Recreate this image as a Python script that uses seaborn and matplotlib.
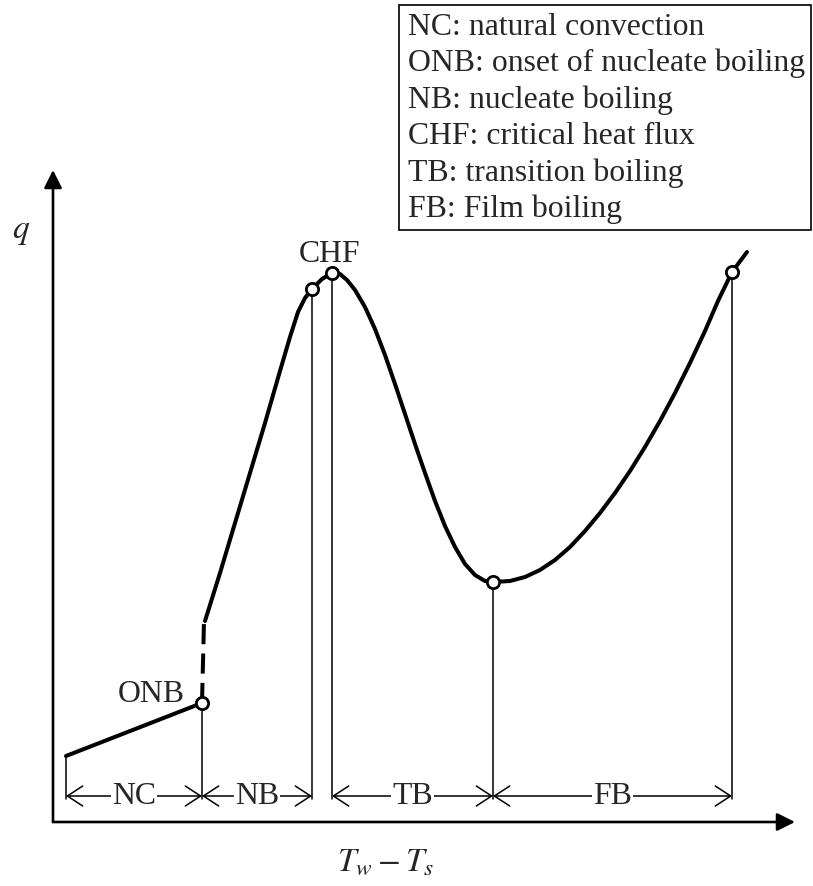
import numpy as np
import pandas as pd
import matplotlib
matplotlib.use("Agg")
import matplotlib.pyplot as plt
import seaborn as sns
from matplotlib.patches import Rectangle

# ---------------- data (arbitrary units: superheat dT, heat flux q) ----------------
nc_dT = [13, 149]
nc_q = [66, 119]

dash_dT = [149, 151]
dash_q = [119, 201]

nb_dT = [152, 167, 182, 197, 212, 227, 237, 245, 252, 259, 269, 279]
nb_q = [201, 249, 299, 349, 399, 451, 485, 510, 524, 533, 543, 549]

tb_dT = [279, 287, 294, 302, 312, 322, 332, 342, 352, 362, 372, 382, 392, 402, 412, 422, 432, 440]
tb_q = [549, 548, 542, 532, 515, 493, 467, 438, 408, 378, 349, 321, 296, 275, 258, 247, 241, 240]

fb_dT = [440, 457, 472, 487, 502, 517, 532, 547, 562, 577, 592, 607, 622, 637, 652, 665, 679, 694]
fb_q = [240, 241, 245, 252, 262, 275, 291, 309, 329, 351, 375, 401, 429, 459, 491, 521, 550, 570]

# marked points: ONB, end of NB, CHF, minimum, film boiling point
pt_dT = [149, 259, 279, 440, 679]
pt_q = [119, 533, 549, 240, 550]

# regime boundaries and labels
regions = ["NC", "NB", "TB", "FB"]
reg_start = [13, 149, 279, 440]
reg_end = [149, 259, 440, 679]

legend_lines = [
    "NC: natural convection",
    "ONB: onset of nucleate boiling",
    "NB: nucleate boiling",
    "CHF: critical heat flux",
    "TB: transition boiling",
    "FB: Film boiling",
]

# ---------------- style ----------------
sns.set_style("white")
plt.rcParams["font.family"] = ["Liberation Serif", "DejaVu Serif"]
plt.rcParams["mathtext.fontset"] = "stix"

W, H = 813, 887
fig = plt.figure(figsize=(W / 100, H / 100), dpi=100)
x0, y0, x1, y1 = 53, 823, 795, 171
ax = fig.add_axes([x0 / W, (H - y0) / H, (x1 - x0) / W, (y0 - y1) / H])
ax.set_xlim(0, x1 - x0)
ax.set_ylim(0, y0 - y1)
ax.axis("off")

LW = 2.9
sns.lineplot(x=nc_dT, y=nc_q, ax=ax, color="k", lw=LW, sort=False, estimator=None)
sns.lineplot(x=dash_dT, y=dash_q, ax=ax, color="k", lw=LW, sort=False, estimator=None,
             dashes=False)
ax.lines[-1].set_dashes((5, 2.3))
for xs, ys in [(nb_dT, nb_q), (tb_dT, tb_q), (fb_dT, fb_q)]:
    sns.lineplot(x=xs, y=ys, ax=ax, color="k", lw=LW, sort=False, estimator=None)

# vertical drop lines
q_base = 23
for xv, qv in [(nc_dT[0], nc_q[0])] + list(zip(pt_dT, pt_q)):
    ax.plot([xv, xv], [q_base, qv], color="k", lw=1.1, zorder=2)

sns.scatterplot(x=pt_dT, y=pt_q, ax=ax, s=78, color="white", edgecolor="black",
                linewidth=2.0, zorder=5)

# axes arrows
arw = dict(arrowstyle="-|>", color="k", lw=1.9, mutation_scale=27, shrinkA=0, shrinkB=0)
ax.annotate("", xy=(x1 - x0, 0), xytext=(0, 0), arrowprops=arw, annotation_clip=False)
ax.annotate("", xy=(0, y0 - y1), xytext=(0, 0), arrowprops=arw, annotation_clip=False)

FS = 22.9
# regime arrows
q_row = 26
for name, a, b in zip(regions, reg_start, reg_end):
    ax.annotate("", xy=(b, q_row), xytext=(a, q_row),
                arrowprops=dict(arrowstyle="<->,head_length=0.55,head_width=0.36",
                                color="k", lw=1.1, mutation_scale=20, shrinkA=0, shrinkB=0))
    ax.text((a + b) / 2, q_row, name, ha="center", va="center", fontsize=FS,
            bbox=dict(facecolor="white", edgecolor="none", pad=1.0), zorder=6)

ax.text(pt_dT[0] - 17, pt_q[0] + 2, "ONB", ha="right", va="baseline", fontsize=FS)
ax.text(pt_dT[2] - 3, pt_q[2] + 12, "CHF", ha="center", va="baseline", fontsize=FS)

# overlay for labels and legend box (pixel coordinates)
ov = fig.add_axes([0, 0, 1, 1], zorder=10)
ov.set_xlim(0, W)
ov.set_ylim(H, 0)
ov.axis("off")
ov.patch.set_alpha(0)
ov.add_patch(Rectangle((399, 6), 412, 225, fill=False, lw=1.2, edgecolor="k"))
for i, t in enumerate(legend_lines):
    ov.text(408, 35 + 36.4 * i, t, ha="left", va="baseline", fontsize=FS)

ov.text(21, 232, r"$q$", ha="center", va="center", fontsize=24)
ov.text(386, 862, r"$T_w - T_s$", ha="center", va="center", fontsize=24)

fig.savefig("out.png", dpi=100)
......
**Task goal:**
Begin at the first line of the material and copy each line exactly through the one containing "247, 241, 240]". Omit pictures.

**Solution for this exercise:**
Recreate this image as a Python script that uses seaborn and matplotlib.
import numpy as np
import pandas as pd
import matplotlib
matplotlib.use("Agg")
import matplotlib.pyplot as plt
import seaborn as sns
from matplotlib.patches import Rectangle

# ---------------- data (arbitrary units: superheat dT, heat flux q) ----------------
nc_dT = [13, 149]
nc_q = [66, 119]

dash_dT = [149, 151]
dash_q = [119, 201]

nb_dT = [152, 167, 182, 197, 212, 227, 237, 245, 252, 259, 269, 279]
nb_q = [201, 249, 299, 349, 399, 451, 485, 510, 524, 533, 543, 549]

tb_dT = [279, 287, 294, 302, 312, 322, 332, 342, 352, 362, 372, 382, 392, 402, 412, 422, 432, 440]
tb_q = [549, 548, 542, 532, 515, 493, 467, 438, 408, 378, 349, 321, 296, 275, 258, 247, 241, 240]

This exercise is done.